BEGIN

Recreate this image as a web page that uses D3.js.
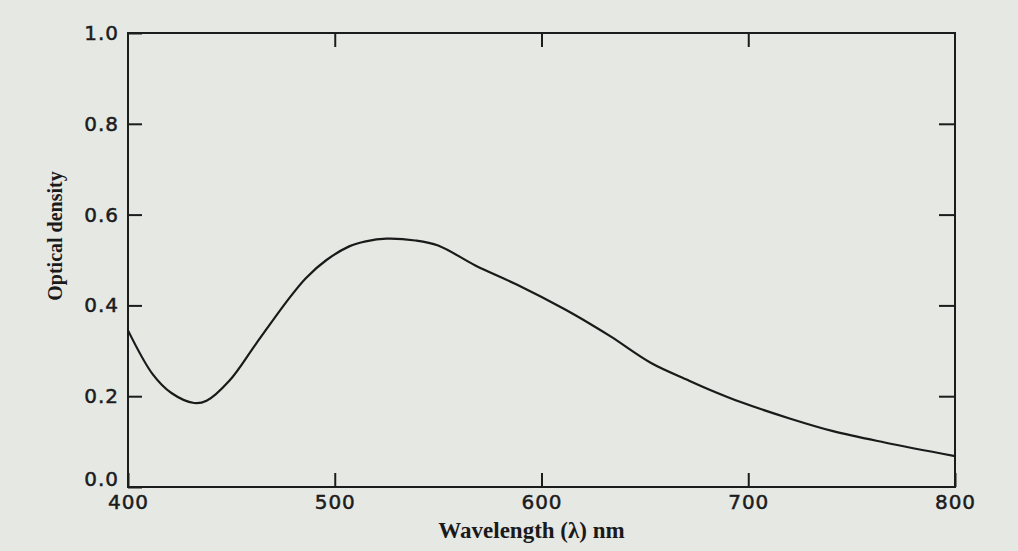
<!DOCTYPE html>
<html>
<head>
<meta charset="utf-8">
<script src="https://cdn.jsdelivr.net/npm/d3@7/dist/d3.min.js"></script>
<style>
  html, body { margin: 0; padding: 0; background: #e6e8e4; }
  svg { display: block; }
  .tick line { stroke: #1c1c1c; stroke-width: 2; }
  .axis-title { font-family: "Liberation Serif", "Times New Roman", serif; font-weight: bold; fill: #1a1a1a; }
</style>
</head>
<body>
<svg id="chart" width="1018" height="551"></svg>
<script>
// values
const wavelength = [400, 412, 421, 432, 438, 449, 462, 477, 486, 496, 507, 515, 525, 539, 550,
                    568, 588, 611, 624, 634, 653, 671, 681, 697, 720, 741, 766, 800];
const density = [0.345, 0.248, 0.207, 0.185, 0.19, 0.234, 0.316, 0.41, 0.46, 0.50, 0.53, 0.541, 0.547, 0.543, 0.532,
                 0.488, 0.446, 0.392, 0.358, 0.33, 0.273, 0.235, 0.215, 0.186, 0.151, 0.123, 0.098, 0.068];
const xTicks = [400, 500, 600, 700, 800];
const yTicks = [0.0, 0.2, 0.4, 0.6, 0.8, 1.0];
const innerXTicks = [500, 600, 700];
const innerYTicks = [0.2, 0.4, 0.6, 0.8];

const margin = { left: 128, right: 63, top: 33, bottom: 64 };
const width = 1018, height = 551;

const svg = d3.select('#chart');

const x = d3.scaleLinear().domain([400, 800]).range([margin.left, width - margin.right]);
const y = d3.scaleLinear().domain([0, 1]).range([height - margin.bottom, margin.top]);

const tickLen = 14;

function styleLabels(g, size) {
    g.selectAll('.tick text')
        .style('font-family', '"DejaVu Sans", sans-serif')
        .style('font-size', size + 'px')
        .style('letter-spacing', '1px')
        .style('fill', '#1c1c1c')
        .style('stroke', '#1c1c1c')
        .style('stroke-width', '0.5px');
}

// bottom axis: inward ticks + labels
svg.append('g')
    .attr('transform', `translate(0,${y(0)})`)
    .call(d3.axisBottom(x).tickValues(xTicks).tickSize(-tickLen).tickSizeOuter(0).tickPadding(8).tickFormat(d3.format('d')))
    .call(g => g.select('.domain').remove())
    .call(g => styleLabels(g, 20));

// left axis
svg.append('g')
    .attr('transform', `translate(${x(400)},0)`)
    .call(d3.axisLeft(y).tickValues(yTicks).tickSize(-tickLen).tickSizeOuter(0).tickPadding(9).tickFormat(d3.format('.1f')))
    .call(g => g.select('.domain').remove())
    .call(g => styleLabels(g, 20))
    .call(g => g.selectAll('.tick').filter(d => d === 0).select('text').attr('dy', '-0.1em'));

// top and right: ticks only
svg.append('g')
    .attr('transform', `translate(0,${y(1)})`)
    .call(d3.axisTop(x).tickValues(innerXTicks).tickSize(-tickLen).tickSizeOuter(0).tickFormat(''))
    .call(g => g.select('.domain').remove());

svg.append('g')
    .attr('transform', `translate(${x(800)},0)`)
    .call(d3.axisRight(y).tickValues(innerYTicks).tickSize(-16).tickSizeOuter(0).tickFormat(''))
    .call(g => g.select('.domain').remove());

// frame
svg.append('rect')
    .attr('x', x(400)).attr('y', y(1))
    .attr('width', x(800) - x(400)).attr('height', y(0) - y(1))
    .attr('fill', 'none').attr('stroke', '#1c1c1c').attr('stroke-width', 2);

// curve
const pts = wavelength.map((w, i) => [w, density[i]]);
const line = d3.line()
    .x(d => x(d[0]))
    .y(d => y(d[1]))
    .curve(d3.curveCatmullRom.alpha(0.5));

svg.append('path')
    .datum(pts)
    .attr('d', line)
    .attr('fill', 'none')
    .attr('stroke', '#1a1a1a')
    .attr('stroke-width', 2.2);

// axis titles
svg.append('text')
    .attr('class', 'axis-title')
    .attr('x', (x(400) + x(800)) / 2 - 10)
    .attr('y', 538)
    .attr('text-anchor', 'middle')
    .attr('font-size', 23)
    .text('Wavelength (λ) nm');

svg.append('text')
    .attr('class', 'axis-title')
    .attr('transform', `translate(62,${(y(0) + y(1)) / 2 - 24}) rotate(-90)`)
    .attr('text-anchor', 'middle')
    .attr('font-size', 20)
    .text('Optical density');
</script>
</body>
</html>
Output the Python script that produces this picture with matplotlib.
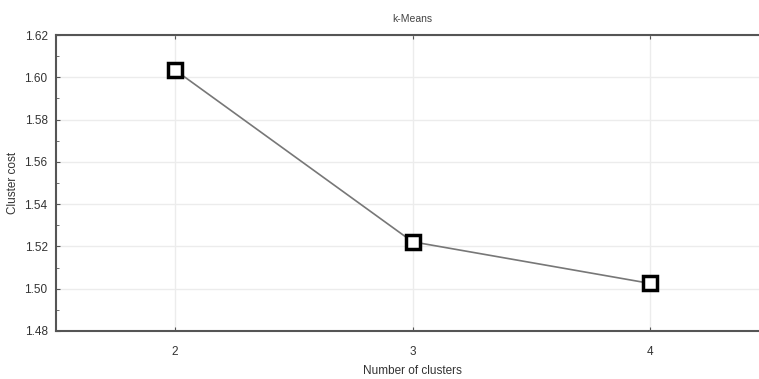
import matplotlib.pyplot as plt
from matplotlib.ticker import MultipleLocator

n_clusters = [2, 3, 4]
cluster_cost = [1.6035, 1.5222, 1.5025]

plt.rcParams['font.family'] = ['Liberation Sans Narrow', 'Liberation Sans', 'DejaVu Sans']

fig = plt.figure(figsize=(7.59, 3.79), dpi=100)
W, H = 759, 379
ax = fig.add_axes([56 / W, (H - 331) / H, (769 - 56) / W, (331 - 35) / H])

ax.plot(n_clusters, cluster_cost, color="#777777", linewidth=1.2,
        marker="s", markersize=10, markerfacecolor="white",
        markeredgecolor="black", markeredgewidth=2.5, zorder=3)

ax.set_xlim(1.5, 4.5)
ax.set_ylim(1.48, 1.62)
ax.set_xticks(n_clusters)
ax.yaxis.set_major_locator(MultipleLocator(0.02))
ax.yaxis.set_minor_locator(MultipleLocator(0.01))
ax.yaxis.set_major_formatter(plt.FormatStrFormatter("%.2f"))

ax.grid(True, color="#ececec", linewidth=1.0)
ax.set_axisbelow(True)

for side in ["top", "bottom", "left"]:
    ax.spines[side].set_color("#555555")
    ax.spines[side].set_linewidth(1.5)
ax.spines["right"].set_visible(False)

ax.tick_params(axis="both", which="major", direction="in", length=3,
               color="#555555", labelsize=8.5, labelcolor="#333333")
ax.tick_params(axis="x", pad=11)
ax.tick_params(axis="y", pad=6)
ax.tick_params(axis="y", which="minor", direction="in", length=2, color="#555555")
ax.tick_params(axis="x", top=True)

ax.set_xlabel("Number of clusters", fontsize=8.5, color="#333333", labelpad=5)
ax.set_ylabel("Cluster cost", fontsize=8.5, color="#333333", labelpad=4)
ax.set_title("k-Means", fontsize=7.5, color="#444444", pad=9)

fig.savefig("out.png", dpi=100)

END

◆ DIRECTIVE: Copy each line exactly, and leave the pictures out of your copy.

◆ RESPONSE TO THE EXERCISE:
Recreate this image as a web page that uses D3.js.
<!DOCTYPE html>
<html>
<head>
<meta charset="utf-8">
<script src="https://cdn.jsdelivr.net/npm/d3@7/dist/d3.min.js"></script>
<style>
  html, body { margin: 0; padding: 0; background: #e6e8e4; }
  svg { display: block; }
  .tick line { stroke: #1c1c1c; stroke-width: 2; }
  .axis-title { font-family: "Liberation Serif", "Times New Roman", serif; font-weight: bold; fill: #1a1a1a; }
</style>
</head>
<body>
<svg id="chart" width="1018" height="551"></svg>
<script>
// values
const wavelength = [400, 412, 421, 432, 438, 449, 462, 477, 486, 496, 507, 515, 525, 539, 550,
                    568, 588, 611, 624, 634, 653, 671, 681, 697, 720, 741, 766, 800];
const density = [0.345, 0.248, 0.207, 0.185, 0.19, 0.234, 0.316, 0.41, 0.46, 0.50, 0.53, 0.541, 0.547, 0.543, 0.532,
                 0.488, 0.446, 0.392, 0.358, 0.33, 0.273, 0.235, 0.215, 0.186, 0.151, 0.123, 0.098, 0.068];
const xTicks = [400, 500, 600, 700, 800];
const yTicks = [0.0, 0.2, 0.4, 0.6, 0.8, 1.0];
const innerXTicks = [500, 600, 700];
const innerYTicks = [0.2, 0.4, 0.6, 0.8];

const margin = { left: 128, right: 63, top: 33, bottom: 64 };
const width = 1018, height = 551;

const svg = d3.select('#chart');

const x = d3.scaleLinear().domain([400, 800]).range([margin.left, width - margin.right]);
const y = d3.scaleLinear().domain([0, 1]).range([height - margin.bottom, margin.top]);

const tickLen = 14;

function styleLabels(g, size) {
    g.selectAll('.tick text')
        .style('font-family', '"DejaVu Sans", sans-serif')
        .style('font-size', size + 'px')
        .style('letter-spacing', '1px')
        .style('fill', '#1c1c1c')
        .style('stroke', '#1c1c1c')
        .style('stroke-width', '0.5px');
}

// bottom axis: inward ticks + labels
svg.append('g')
    .attr('transform', `translate(0,${y(0)})`)
    .call(d3.axisBottom(x).tickValues(xTicks).tickSize(-tickLen).tickSizeOuter(0).tickPadding(8).tickFormat(d3.format('d')))
    .call(g => g.select('.domain').remove())
    .call(g => styleLabels(g, 20));

// left axis
svg.append('g')
    .attr('transform', `translate(${x(400)},0)`)
    .call(d3.axisLeft(y).tickValues(yTicks).tickSize(-tickLen).tickSizeOuter(0).tickPadding(9).tickFormat(d3.format('.1f')))
    .call(g => g.select('.domain').remove())
    .call(g => styleLabels(g, 20))
    .call(g => g.selectAll('.tick').filter(d => d === 0).select('text').attr('dy', '-0.1em'));

// top and right: ticks only
svg.append('g')
    .attr('transform', `translate(0,${y(1)})`)
    .call(d3.axisTop(x).tickValues(innerXTicks).tickSize(-tickLen).tickSizeOuter(0).tickFormat(''))
    .call(g => g.select('.domain').remove());

svg.append('g')
    .attr('transform', `translate(${x(800)},0)`)
    .call(d3.axisRight(y).tickValues(innerYTicks).tickSize(-16).tickSizeOuter(0).tickFormat(''))
    .call(g => g.select('.domain').remove());

// frame
svg.append('rect')
    .attr('x', x(400)).attr('y', y(1))
    .attr('width', x(800) - x(400)).attr('height', y(0) - y(1))
    .attr('fill', 'none').attr('stroke', '#1c1c1c').attr('stroke-width', 2);

// curve
const pts = wavelength.map((w, i) => [w, density[i]]);
const line = d3.line()
    .x(d => x(d[0]))
    .y(d => y(d[1]))
    .curve(d3.curveCatmullRom.alpha(0.5));

svg.append('path')
    .datum(pts)
    .attr('d', line)
    .attr('fill', 'none')
    .attr('stroke', '#1a1a1a')
    .attr('stroke-width', 2.2);

// axis titles
svg.append('text')
    .attr('class', 'axis-title')
    .attr('x', (x(400) + x(800)) / 2 - 10)
    .attr('y', 538)
    .attr('text-anchor', 'middle')
    .attr('font-size', 23)
    .text('Wavelength (λ) nm');

svg.append('text')
    .attr('class', 'axis-title')
    .attr('transform', `translate(62,${(y(0) + y(1)) / 2 - 24}) rotate(-90)`)
    .attr('text-anchor', 'middle')
    .attr('font-size', 20)
    .text('Optical density');
</script>
</body>
</html>
Output the Python script that produces this picture with matplotlib.
import matplotlib.pyplot as plt
from matplotlib.ticker import MultipleLocator

n_clusters = [2, 3, 4]
cluster_cost = [1.6035, 1.5222, 1.5025]

plt.rcParams['font.family'] = ['Liberation Sans Narrow', 'Liberation Sans', 'DejaVu Sans']

fig = plt.figure(figsize=(7.59, 3.79), dpi=100)
W, H = 759, 379
ax = fig.add_axes([56 / W, (H - 331) / H, (769 - 56) / W, (331 - 35) / H])

ax.plot(n_clusters, cluster_cost, color="#777777", linewidth=1.2,
        marker="s", markersize=10, markerfacecolor="white",
        markeredgecolor="black", markeredgewidth=2.5, zorder=3)

ax.set_xlim(1.5, 4.5)
ax.set_ylim(1.48, 1.62)
ax.set_xticks(n_clusters)
ax.yaxis.set_major_locator(MultipleLocator(0.02))
ax.yaxis.set_minor_locator(MultipleLocator(0.01))
ax.yaxis.set_major_formatter(plt.FormatStrFormatter("%.2f"))

ax.grid(True, color="#ececec", linewidth=1.0)
ax.set_axisbelow(True)

for side in ["top", "bottom", "left"]:
    ax.spines[side].set_color("#555555")
    ax.spines[side].set_linewidth(1.5)
ax.spines["right"].set_visible(False)

ax.tick_params(axis="both", which="major", direction="in", length=3,
               color="#555555", labelsize=8.5, labelcolor="#333333")
ax.tick_params(axis="x", pad=11)
ax.tick_params(axis="y", pad=6)
ax.tick_params(axis="y", which="minor", direction="in", length=2, color="#555555")
ax.tick_params(axis="x", top=True)

ax.set_xlabel("Number of clusters", fontsize=8.5, color="#333333", labelpad=5)
ax.set_ylabel("Cluster cost", fontsize=8.5, color="#333333", labelpad=4)
ax.set_title("k-Means", fontsize=7.5, color="#444444", pad=9)

fig.savefig("out.png", dpi=100)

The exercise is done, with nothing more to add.